И хотя у меня вроде бы нет личных счётов к Сталину, откуда-то же он здесь взялся? Может быть, прежде он принадлежал моей тётке, умершей лет двадцать пять назад, после чего её скарб был частично эвакуирован на эту дачу? Я помню, что прежде чем выйти на пенсию и приютить в своей квартире кучу бездомных собак, она была майором милиции. Правда, со всех сохранившихся фотографий она глядит на меня в форме капитана, видимо, майора ей дали под пенсию. Ещё она участвовала в войне – причём будучи совсем молоденькой девчонкой. Её забрасывали в тыл к немцам где-то под Москвой. На парашюте, как Зою Космодемьянскую. Сама она об этом никогда не говорила, мне рассказал кто-то из родственников, но без подробностей. А про Зою Космодемьянскую с парашютом я, наверное, сам придумал. Своей семьи у тётки никогда не было, и она ненамного пережила своих родителей.
– ...Не в милиции, а в КГБ, – поправила меня мама. – Потом она ушла оттуда со скандалом. Вернее, её уволили за что-то, а она восстановилась через суд. Хотя нет, какой там суд – через министерство. Но после этого работать в органах не стала и ушла в милицию.

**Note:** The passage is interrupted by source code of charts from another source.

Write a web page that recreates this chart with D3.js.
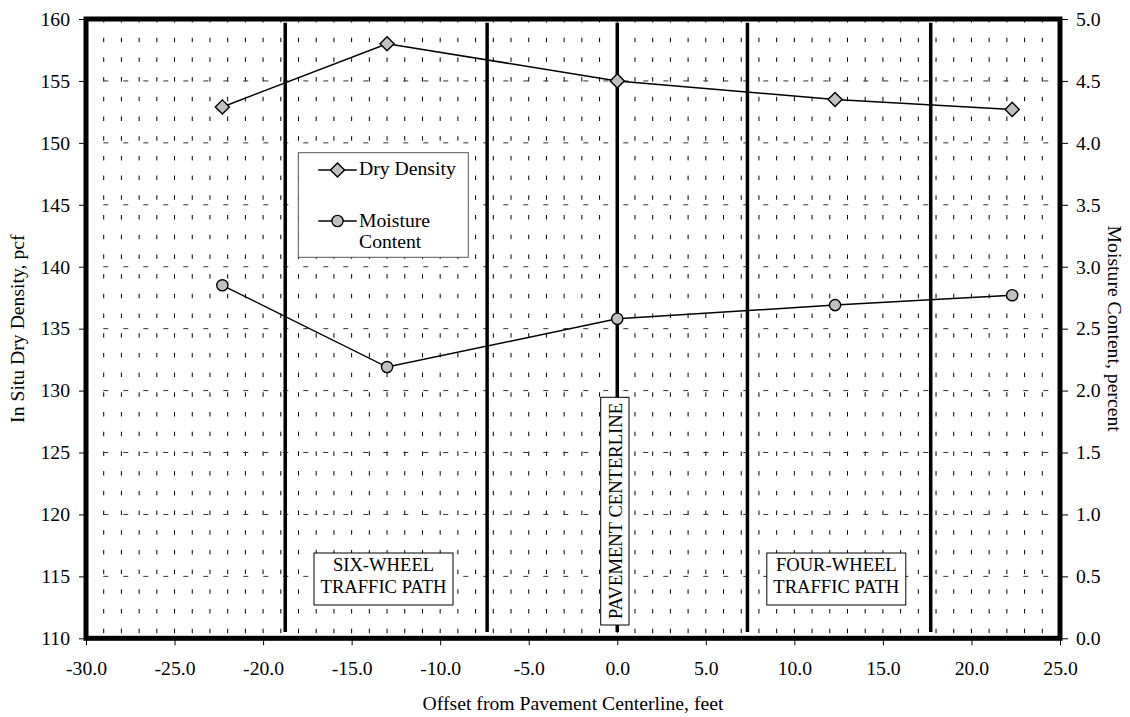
<!DOCTYPE html>
<html><head><meta charset="utf-8">
<script src="https://cdn.jsdelivr.net/npm/d3@7"></script>
<style>
html,body{margin:0;padding:0;background:#fff;}
svg{display:block;font-family:"Liberation Serif","Times New Roman",serif;}
</style></head>
<body>
<svg id="chart" width="1130" height="717"></svg>
<script>
// ---- data ----
const offsets = [-22.3, -13.0, 0.0, 12.3, 22.3];
const dryDensity = [152.9, 158.0, 155.0, 153.5, 152.7];
const moisture = [2.85, 2.19, 2.58, 2.69, 2.77];
const xTicks = [-30, -25, -20, -15, -10, -5, 0, 5, 10, 15, 20, 25];
const yLeftTicks = [110, 115, 120, 125, 130, 135, 140, 145, 150, 155, 160];
const yRightTicks = [0, 0.5, 1, 1.5, 2, 2.5, 3, 3.5, 4, 4.5, 5];
const pathBoundaries = [-18.75, -7.35, 0, 7.35, 17.7];
const boundaryExtent = [110.5, 159.7];
const seriesNames = ["Dry Density", ["Moisture", "Content"]];

// ---- layout ----
const L = 86, R = 1060, T = 19, B = 638.3;
const FS = 19.7, FSA = 18.6;
const svg = d3.select("#chart");
const x = d3.scaleLinear().domain([-30, 25]).range([L, R]);
const yL = d3.scaleLinear().domain([110, 160]).range([B, T]);
const yR = d3.scaleLinear().domain([0, 5]).range([B, T]);
const fmt1 = d => d.toFixed(1);

// ---- grid ----
const grid = svg.append("g");
grid.selectAll("line.v").data(d3.range(-29, 25)).enter().append("line")
  .attr("x1", d => x(d)).attr("x2", d => x(d)).attr("y1", T).attr("y2", B)
  .attr("stroke", "#000").attr("stroke-width", 1)
  .attr("stroke-dasharray", "4.5,15.2").attr("stroke-dashoffset", 1);
grid.selectAll("line.h").data(yLeftTicks.slice(1, -1)).enter().append("line")
  .attr("x1", L).attr("x2", R).attr("y1", d => yL(d)).attr("y2", d => yL(d))
  .attr("stroke", "#333").attr("stroke-width", 1)
  .attr("stroke-dasharray", "5,15").attr("stroke-dashoffset", 2.7);

// ---- thick traffic-path boundary lines ----
svg.append("g").selectAll("line").data(pathBoundaries).enter().append("line")
  .attr("x1", d => x(d)).attr("x2", d => x(d))
  .attr("y1", yL(boundaryExtent[1])).attr("y2", yL(boundaryExtent[0]))
  .attr("stroke", "#000").attr("stroke-width", 3.5);

// ---- annotation boxes ----
function boxText(cx, top, w, h, lines, baselines) {
  const g = svg.append("g");
  g.append("rect").attr("x", cx - w / 2).attr("y", top).attr("width", w).attr("height", h)
    .attr("fill", "#fff").attr("stroke", "#000").attr("stroke-width", 1);
  lines.forEach((t, i) => g.append("text").attr("x", cx).attr("y", baselines[i])
    .attr("text-anchor", "middle").attr("font-size", FSA).text(t));
}
boxText(383.5, 553, 139, 52, ["SIX-WHEEL", "TRAFFIC PATH"], [571, 593]);
boxText(836.3, 553, 139, 52, ["FOUR-WHEEL", "TRAFFIC PATH"], [571, 593]);
// centerline box (vertical)
const cl = svg.append("g");
cl.append("rect").attr("x", 600.7).attr("y", 397.3).attr("width", 28.3).attr("height", 227.7)
  .attr("fill", "#fff").attr("stroke", "#000").attr("stroke-width", 1);
cl.append("text").attr("transform", "translate(621.5,511) rotate(-90)")
  .attr("text-anchor", "middle").attr("font-size", FSA).text("PAVEMENT CENTERLINE");

// ---- legend ----
const lg = svg.append("g");
lg.append("rect").attr("x", 298.3).attr("y", 152.7).attr("width", 170).attr("height", 104.6)
  .attr("fill", "#fff").attr("stroke", "#555").attr("stroke-width", 1);

// ---- series ----
const diamond = d3.symbol().type(d3.symbolSquare).size(100);
const circle = d3.symbol().type(d3.symbolCircle).size(Math.PI * 5.6 * 5.6);
const lineD = d3.line().x((d, i) => x(offsets[i])).y(d => yL(d));
const lineM = d3.line().x((d, i) => x(offsets[i])).y(d => yR(d));
svg.append("path").datum(dryDensity).attr("d", lineD).attr("fill", "none").attr("stroke", "#000").attr("stroke-width", 1.5);
svg.append("path").datum(moisture).attr("d", lineM).attr("fill", "none").attr("stroke", "#000").attr("stroke-width", 1.5);
svg.append("g").selectAll("path").data(dryDensity).enter().append("path")
  .attr("d", diamond).attr("transform", (d, i) => `translate(${x(offsets[i])},${yL(d)}) rotate(45)`)
  .attr("fill", "#c0c0c0").attr("stroke", "#000").attr("stroke-width", 1.4);
svg.append("g").selectAll("path").data(moisture).enter().append("path")
  .attr("d", circle).attr("transform", (d, i) => `translate(${x(offsets[i])},${yR(d)})`)
  .attr("fill", "#c0c0c0").attr("stroke", "#000").attr("stroke-width", 1.4);

// legend entries
[[170, diamond, 45], [221, circle, 0]].forEach(([yy, sym, rot]) => {
  lg.append("line").attr("x1", 318.3).attr("x2", 356.7).attr("y1", yy).attr("y2", yy)
    .attr("stroke", "#000").attr("stroke-width", 1.5);
  lg.append("path").attr("d", sym).attr("transform", `translate(337.5,${yy}) rotate(${rot})`)
    .attr("fill", "#c0c0c0").attr("stroke", "#000").attr("stroke-width", 1.4);
});
lg.append("text").attr("x", 359).attr("y", 175).attr("font-size", FS).text(seriesNames[0]);
lg.append("text").attr("x", 359).attr("y", 227.3).attr("font-size", FS).text(seriesNames[1][0]);
lg.append("text").attr("x", 359).attr("y", 248.3).attr("font-size", FS).text(seriesNames[1][1]);

// ---- axes ----
const axL = svg.append("g").attr("transform", `translate(${L},0)`)
  .call(d3.axisLeft(yL).tickValues(yLeftTicks).tickFormat(d => String(d)).tickSize(7).tickPadding(9));
const axR = svg.append("g").attr("transform", `translate(${R},0)`)
  .call(d3.axisRight(yR).tickValues(yRightTicks).tickFormat(fmt1).tickSize(8).tickPadding(8));
const axB = svg.append("g").attr("transform", `translate(0,${B})`)
  .call(d3.axisBottom(x).tickValues(xTicks).tickFormat(fmt1).tickSize(7).tickPadding(9));
[axL, axR, axB].forEach(a => {
  a.select(".domain").remove();
  a.selectAll("text").attr("font-size", FS).attr("font-family", "Liberation Serif, serif").attr("fill", "#000");
  a.selectAll("line").attr("stroke", "#000");
});
axB.selectAll("text").attr("dy", 0).attr("y", 36.7);

// ---- border ----
svg.append("rect").attr("x", L).attr("y", T).attr("width", R - L).attr("height", B - T)
  .attr("fill", "none").attr("stroke", "#000").attr("stroke-width", 5);

// ---- axis titles ----
svg.append("text").attr("transform", `translate(24,${(T + B) / 2}) rotate(-90)`)
  .attr("text-anchor", "middle").attr("font-size", FS).text("In Situ Dry Density, pcf");
svg.append("text").attr("transform", `translate(1108,${(T + B) / 2}) rotate(90)`)
  .attr("text-anchor", "middle").attr("font-size", FS).text("Moisture Content, percent");
svg.append("text").attr("x", (L + R) / 2).attr("y", 710)
  .attr("text-anchor", "middle").attr("font-size", FS).text("Offset from Pavement Centerline, feet");
</script>
</body></html>
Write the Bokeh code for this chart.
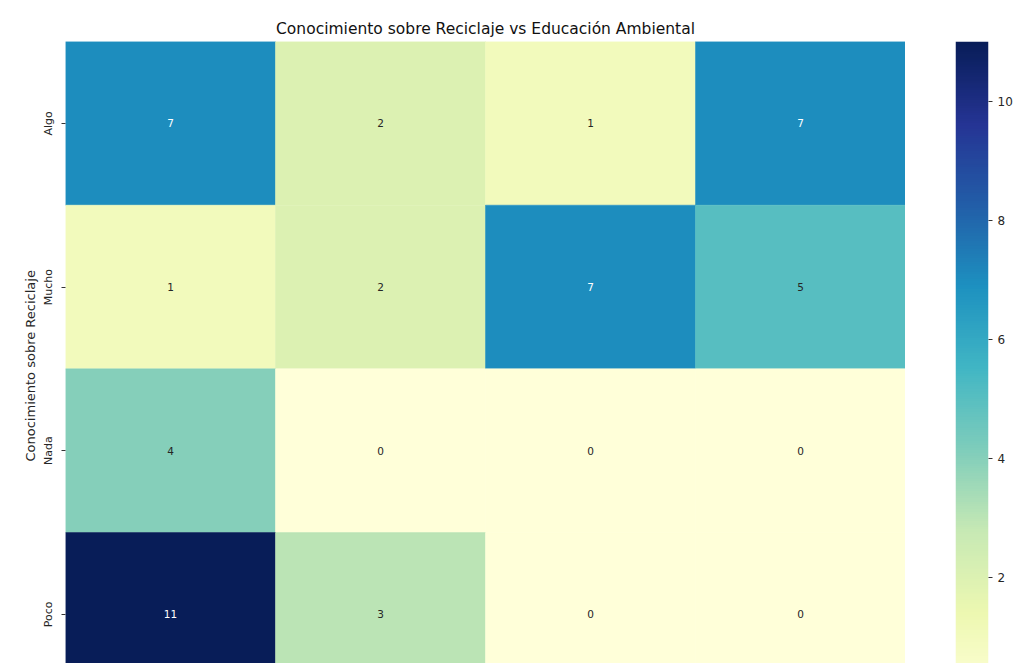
import numpy as np
from bokeh.plotting import figure
from bokeh.models import ColumnDataSource, LinearColorMapper, Range1d, FixedTicker, Title
from bokeh.layouts import row
from bokeh.embed import file_html
from bokeh.resources import INLINE
from bokeh.core.properties import value

# ---------------- data ----------------
title_text = "Conocimiento sobre Reciclaje vs Educación Ambiental"
y_label = "Conocimiento sobre Reciclaje"
rows = ["Algo", "Mucho", "Nada", "Poco"]
n_cols = 4  # column labels of "Educación Ambiental" are cut off in the reference
algo = [7, 2, 1, 7]
mucho = [1, 2, 7, 5]
nada = [4, 0, 0, 0]
poco = [11, 3, 0, 0]
vmin, vmax = 0, 11
cbar_ticks = [2, 4, 6, 8, 10]

matrix = [algo, mucho, nada, poco]

# ---------------- colour map (YlGnBu) ----------------
base = ["#ffffd9", "#edf8b1", "#c7e9b4", "#7fcdbb", "#41b6c4",
        "#1d91c0", "#225ea8", "#253494", "#081d58"]
base_rgb = np.array([[int(h[i:i + 2], 16) for i in (1, 3, 5)] for h in base], float)


def cmap(t):
    t = min(max(t, 0.0), 1.0) * (len(base) - 1)
    i = min(int(t), len(base) - 2)
    f = t - i
    return base_rgb[i] * (1 - f) + base_rgb[i + 1] * f


def to_hex(c):
    return "#%02x%02x%02x" % tuple(int(round(v)) for v in c)


palette = [to_hex(cmap(t)) for t in np.linspace(0, 1, 256)]
mapper = LinearColorMapper(palette=palette, low=vmin, high=vmax)


def text_color(v):
    c = cmap((v - vmin) / (vmax - vmin)) / 255.0
    lin = np.where(c <= 0.03928, c / 12.92, ((c + 0.055) / 1.055) ** 2.4)
    lum = 0.2126 * lin[0] + 0.7152 * lin[1] + 0.0722 * lin[2]
    return "#262626" if lum > 0.408 else "#ffffff"


xs, ys, vs, labels, tcs = [], [], [], [], []
nr = len(rows)
for ri, vals in enumerate(matrix):
    for ci, v in enumerate(vals):
        xs.append(ci + 0.5)
        ys.append(nr - 1 - ri + 0.5)
        vs.append(v)
        labels.append(str(v))
        tcs.append(text_color(v))

src = ColumnDataSource(dict(x=xs, y=ys, v=vs, label=labels, tc=tcs))

FONT = "DejaVu Sans"
VISIBLE_ROWS = 3.8  # the reference screenshot cuts the last row

# ---------------- heatmap ----------------
p = figure(frame_width=840, frame_height=622,
           x_range=Range1d(0, n_cols), y_range=Range1d(nr - VISIBLE_ROWS, nr),
           output_backend="svg", toolbar_location=None,
           x_axis_location=None,
           min_border_left=65, min_border_right=0,
           min_border_top=41, min_border_bottom=0,
           title=title_text)
p.title.align = "center"
p.title.text_font = FONT
p.title.text_font_size = "15.5px"
p.title.text_font_style = "normal"
p.title.text_color = "#111111"
p.title.standoff = 8

p.rect(x="x", y="y", width=1, height=1, source=src,
       fill_color={"field": "v", "transform": mapper},
       line_color={"field": "v", "transform": mapper}, line_width=0.5)
p.text(x="x", y="y", text="label", source=src,
       text_align="center", text_baseline="middle",
       text_font=value(FONT), text_font_size="10.5px", text_color="tc")

p.xgrid.visible = False
p.ygrid.visible = False
p.outline_line_color = None
p.yaxis.ticker = FixedTicker(ticks=[nr - 1 - i + 0.5 for i in range(nr)])
p.yaxis.major_label_overrides = {nr - 1 - i + 0.5: r for i, r in enumerate(rows)}
p.yaxis.major_label_orientation = "parallel"
p.yaxis.minor_tick_line_color = None
p.yaxis.axis_line_color = None
p.yaxis.major_tick_in = 0
p.yaxis.major_tick_out = 4
p.yaxis.major_tick_line_color = "#333333"
p.yaxis.major_label_text_font = FONT
p.yaxis.major_label_text_font_size = "11px"
p.yaxis.major_label_text_color = "#262626"
p.yaxis.major_label_standoff = 6

ylab = Title(text=y_label, align="left", offset=202,
             text_font=FONT, text_font_size="13px", text_font_style="normal",
             text_color="#262626", standoff=4)
p.add_layout(ylab, "left")

# ---------------- colour bar ----------------
cb = figure(frame_width=33, frame_height=622,
            x_range=Range1d(0, 1), y_range=Range1d(vmax * (1 - VISIBLE_ROWS / nr), vmax),
            output_backend="svg", toolbar_location=None,
            x_axis_location=None, y_axis_location="right",
            min_border_left=50, min_border_right=0,
            min_border_top=41, min_border_bottom=0)
grad = np.linspace(vmin, vmax, 600).reshape(-1, 1)
cb.image(image=[grad], x=0, y=vmin, dw=1, dh=vmax - vmin, color_mapper=mapper)
cb.xgrid.visible = False
cb.ygrid.visible = False
cb.outline_line_color = None
cb.yaxis.ticker = FixedTicker(ticks=cbar_ticks)
cb.yaxis.minor_tick_line_color = None
cb.yaxis.axis_line_color = None
cb.yaxis.major_tick_in = 0
cb.yaxis.major_tick_out = 4
cb.yaxis.major_tick_line_color = "#333333"
cb.yaxis.major_label_text_font = FONT
cb.yaxis.major_label_text_font_size = "12px"
cb.yaxis.major_label_text_color = "#262626"
cb.yaxis.major_label_standoff = 5

layout = row(p, cb)
open("out.html", "w").write(file_html(layout, INLINE))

Ну да, если в тыл к немцам, то, наверное, не милиция – как это я сам об этом не догадался.
– Только вряд ли это тётки твоей зеркало, – опять охолонила меня матушка. – Кажется, оно досталось нам от прежних хозяев вместе с домом. Глава семьи работал в леспромхозе, был коммунистом, фронтовиком, орденоносцем, кажется, даже народным заседателем в районном суде.
И что? После 53-го, вернее, после ХХ съезда партии, когда в единый миг прежний кумир был сброшен с пьедесталов, прежний хозяин дома решил сохранить его хотя бы вот таким необычным способом? Или подумал, что вот если «хозяин» вернётся... И, бреясь по утрам, разговаривал с вождём и учителем?..
Кто ж знает. Загадочны извивы истории. Когда мы вселились сюда, хозяина дома уже давно не было в живых. И сейчас, наверное, никто уже не прольёт свет на эту странную историю.
Что ж поделать, история частенько, оказывается, блуждает в потёмках.